### Dataset excerpt
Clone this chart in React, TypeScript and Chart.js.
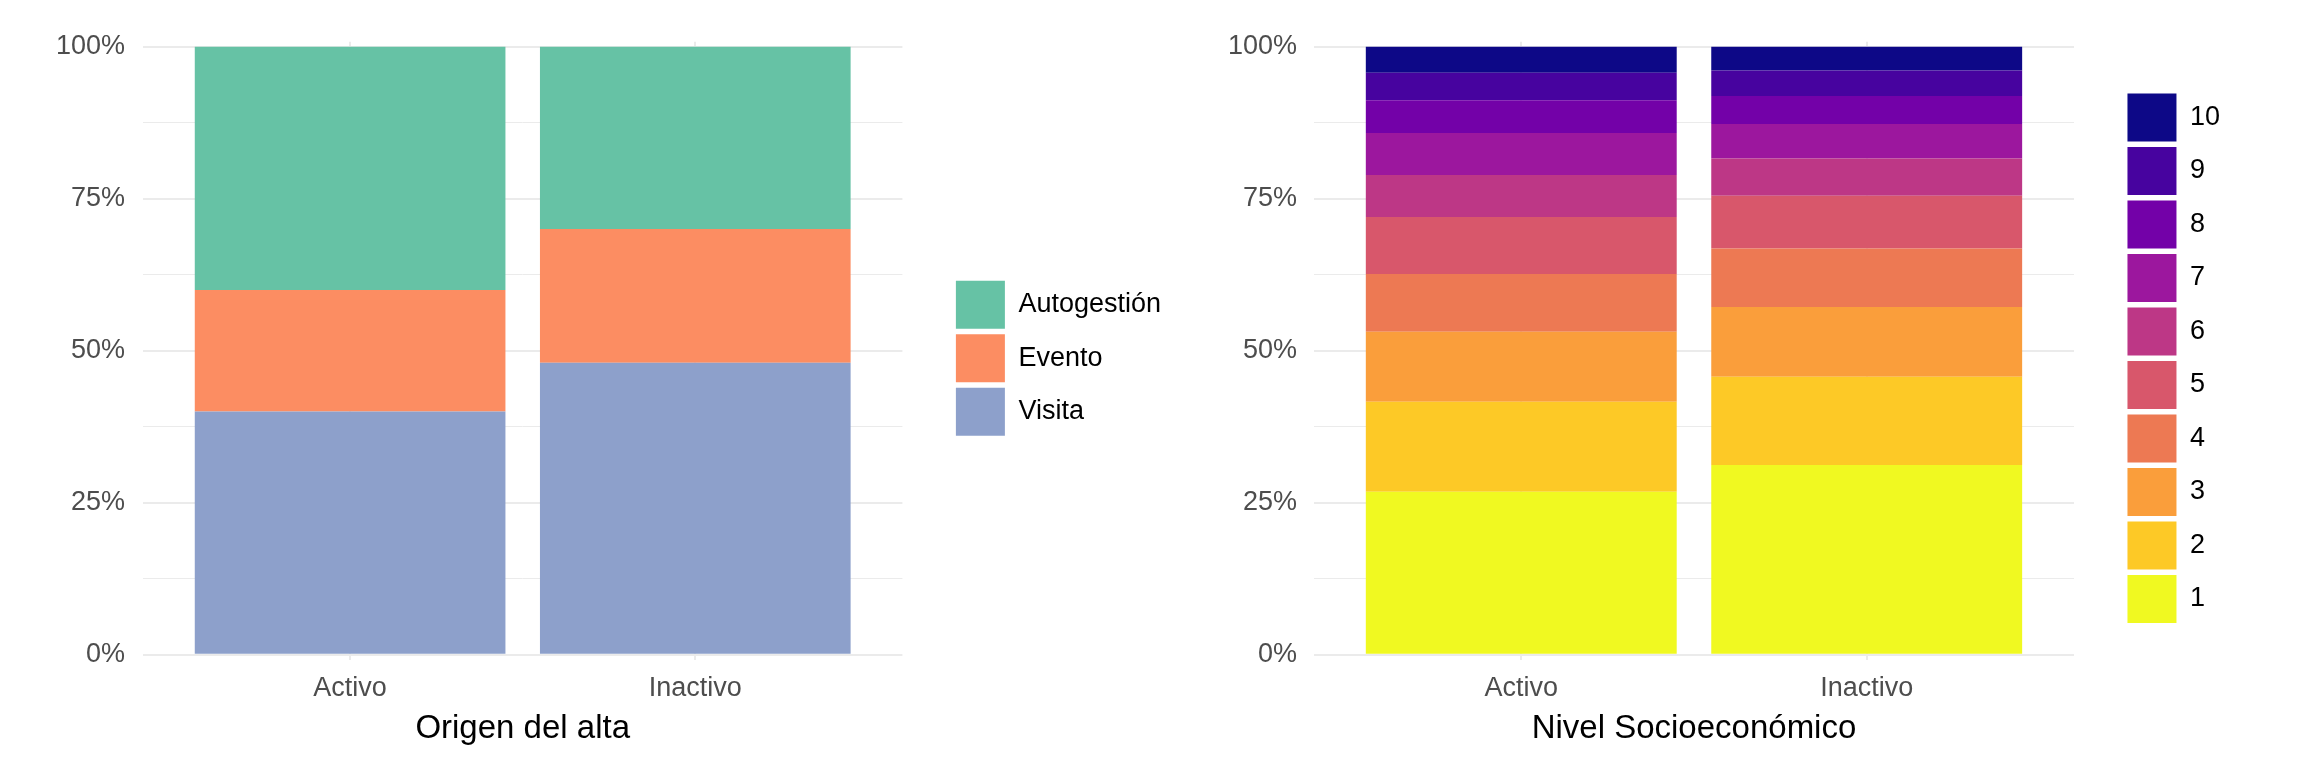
import React, { useEffect, useRef } from 'react';
import { Chart, registerables } from 'chart.js';

Chart.register(...registerables);

// ---------- Data ----------
const categories = ['Activo', 'Inactivo'];

// Left panel: Origen del alta (percent of each group)
const origenLevels = ['Visita', 'Evento', 'Autogestión'];
const visita = [40, 48];
const evento = [20, 22];
const autogestion = [40, 30];
const origenColors = ['#8DA0CB', '#FC8D62', '#66C2A5'];

// Right panel: Nivel Socioeconómico (percent of each group, level 1..10)
const nseLevels = ['1', '2', '3', '4', '5', '6', '7', '8', '9', '10'];
const nseActivo = [26.8, 14.8, 11.5, 9.5, 9.4, 6.9, 6.9, 5.4, 4.5, 4.3];
const nseInactivo = [31.2, 14.5, 11.5, 9.6, 8.7, 6.1, 5.7, 4.6, 4.2, 3.9];
const nseColors = [
  '#F0F921', '#FDC926', '#FA9E3B', '#ED7953', '#D8576B',
  '#BD3786', '#9C179E', '#7301A8', '#47039F', '#0D0887',
];

const yTickValues = [0, 12.5, 25, 37.5, 50, 62.5, 75, 87.5, 100];

const FONT = "'Liberation Sans', Arial, Helvetica, sans-serif";
const GRID = '#EBEBEB';

function makeDatasets(labels: string[], series: number[][], colors: string[]) {
  return labels.map((lab, k) => ({
    label: lab,
    data: categories.map((_, i) => ({ x: i + 1, y: series[k][i] })),
    backgroundColor: colors[k],
    borderWidth: 0,
    barPercentage: 1,
    categoryPercentage: 0.9,
    xAxisID: 'x',
    yAxisID: 'y',
  }));
}

function makeOptions(xTitle: string, yAxisWidth: number, yLabelPad: number): any {
  return {
    animation: false,
    responsive: false,
    maintainAspectRatio: false,
    layout: { padding: { top: 41.8, bottom: 0, left: 0, right: 0 } },
    plugins: {
      tooltip: { enabled: false },
      title: { display: false },
      legend: {
        position: 'right',
        fullSize: false,
        reverse: true,
        maxWidth: 400,
        title: { display: true, text: ' ', font: { size: 10, family: FONT }, padding: { top: 3, bottom: 0 } },
        labels: {
          boxWidth: 49,
          boxHeight: 48,
          padding: 5.5,
          color: '#000000',
          font: { family: FONT, size: 27 },
        },
      },
    },
    scales: {
      x: {
        type: 'linear',
        min: 0.4,
        max: 2.6,
        offset: false,
        stacked: true,
        afterBuildTicks: (s: any) => {
          s.ticks = categories.map((_, i) => ({ value: i + 1 }));
        },
        afterFit: (s: any) => {
          s.height = 102.4;
        },
        grid: { color: GRID, lineWidth: 2, drawTicks: false, offset: false },
        border: { display: false },
        ticks: {
          padding: 13,
          color: '#4D4D4D',
          autoSkip: false,
          maxRotation: 0,
          font: { family: FONT, size: 27 },
          callback: (_v: any, i: number) => categories[i],
        },
        title: {
          display: true,
          text: xTitle,
          color: '#000000',
          font: { family: FONT, size: 33 },
          padding: { top: 0, bottom: 13 },
        },
      },
      y: {
        type: 'linear',
        position: 'left',
        min: -0.8,
        max: 100.8,
        stacked: true,
        afterBuildTicks: (s: any) => {
          s.ticks = yTickValues.map((v) => ({ value: v }));
        },
        afterFit: (s: any) => {
          s.width = yAxisWidth;
        },
        grid: {
          color: GRID,
          drawTicks: false,
          lineWidth: (ctx: any) => (ctx.tick && ctx.tick.value % 25 === 0 ? 2 : 1),
        },
        border: { display: false },
        ticks: {
          padding: yLabelPad,
          color: '#4D4D4D',
          autoSkip: false,
          font: { family: FONT, size: 27 },
          callback: (v: any) => (Number(v) % 25 === 0 ? `${v}%` : ''),
        },
      },
      spacer: {
        type: 'linear',
        position: 'right',
        display: true,
        grid: { display: false, drawTicks: false },
        border: { display: false },
        ticks: { display: false },
        afterFit: (s: any) => {
          s.width = 48;
        },
      },
    },
  };
}

function BarPanel(props: {
  left: number;
  width: number;
  datasets: any[];
  xTitle: string;
  yAxisWidth: number;
  yLabelPad: number;
}) {
  const ref = useRef<HTMLCanvasElement | null>(null);
  useEffect(() => {
    if (!ref.current) return;
    const chart = new Chart(ref.current, {
      type: 'bar',
      data: { datasets: props.datasets },
      options: makeOptions(props.xTitle, props.yAxisWidth, props.yLabelPad),
    });
    return () => chart.destroy();
  }, []);
  return (
    <canvas
      ref={ref}
      width={props.width}
      height={762}
      style={{ position: 'absolute', left: props.left, top: 0, width: props.width, height: 762 }}
    />
  );
}

export default function App() {
  const origenSets = makeDatasets(origenLevels, [visita, evento, autogestion], origenColors);
  const nseSets = makeDatasets(
    nseLevels,
    nseLevels.map((_, k) => [nseActivo[k], nseInactivo[k]]),
    nseColors,
  );
  return (
    <div style={{ position: 'absolute', left: 0, top: 0, width: 2304, height: 762, background: '#FFFFFF' }}>
      <BarPanel left={0} width={1171} datasets={origenSets} xTitle="Origen del alta" yAxisWidth={143} yLabelPad={18} />
      <BarPanel left={1172} width={1058} datasets={nseSets} xTitle="Nivel Socioeconómico" yAxisWidth={142} yLabelPad={17} />
    </div>
  );
}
######
Repeat, word for word and with no pictures, only the lines running from the beginning of the data to the line that contains "const GRID = '#EBEBEB';".

- **Task response**:
Clone this chart in React, TypeScript and Chart.js.
import React, { useEffect, useRef } from 'react';
import { Chart, registerables } from 'chart.js';

Chart.register(...registerables);

// ---------- Data ----------
const categories = ['Activo', 'Inactivo'];

// Left panel: Origen del alta (percent of each group)
const origenLevels = ['Visita', 'Evento', 'Autogestión'];
const visita = [40, 48];
const evento = [20, 22];
const autogestion = [40, 30];
const origenColors = ['#8DA0CB', '#FC8D62', '#66C2A5'];

// Right panel: Nivel Socioeconómico (percent of each group, level 1..10)
const nseLevels = ['1', '2', '3', '4', '5', '6', '7', '8', '9', '10'];
const nseActivo = [26.8, 14.8, 11.5, 9.5, 9.4, 6.9, 6.9, 5.4, 4.5, 4.3];
const nseInactivo = [31.2, 14.5, 11.5, 9.6, 8.7, 6.1, 5.7, 4.6, 4.2, 3.9];
const nseColors = [
  '#F0F921', '#FDC926', '#FA9E3B', '#ED7953', '#D8576B',
  '#BD3786', '#9C179E', '#7301A8', '#47039F', '#0D0887',
];

const yTickValues = [0, 12.5, 25, 37.5, 50, 62.5, 75, 87.5, 100];

const FONT = "'Liberation Sans', Arial, Helvetica, sans-serif";
const GRID = '#EBEBEB';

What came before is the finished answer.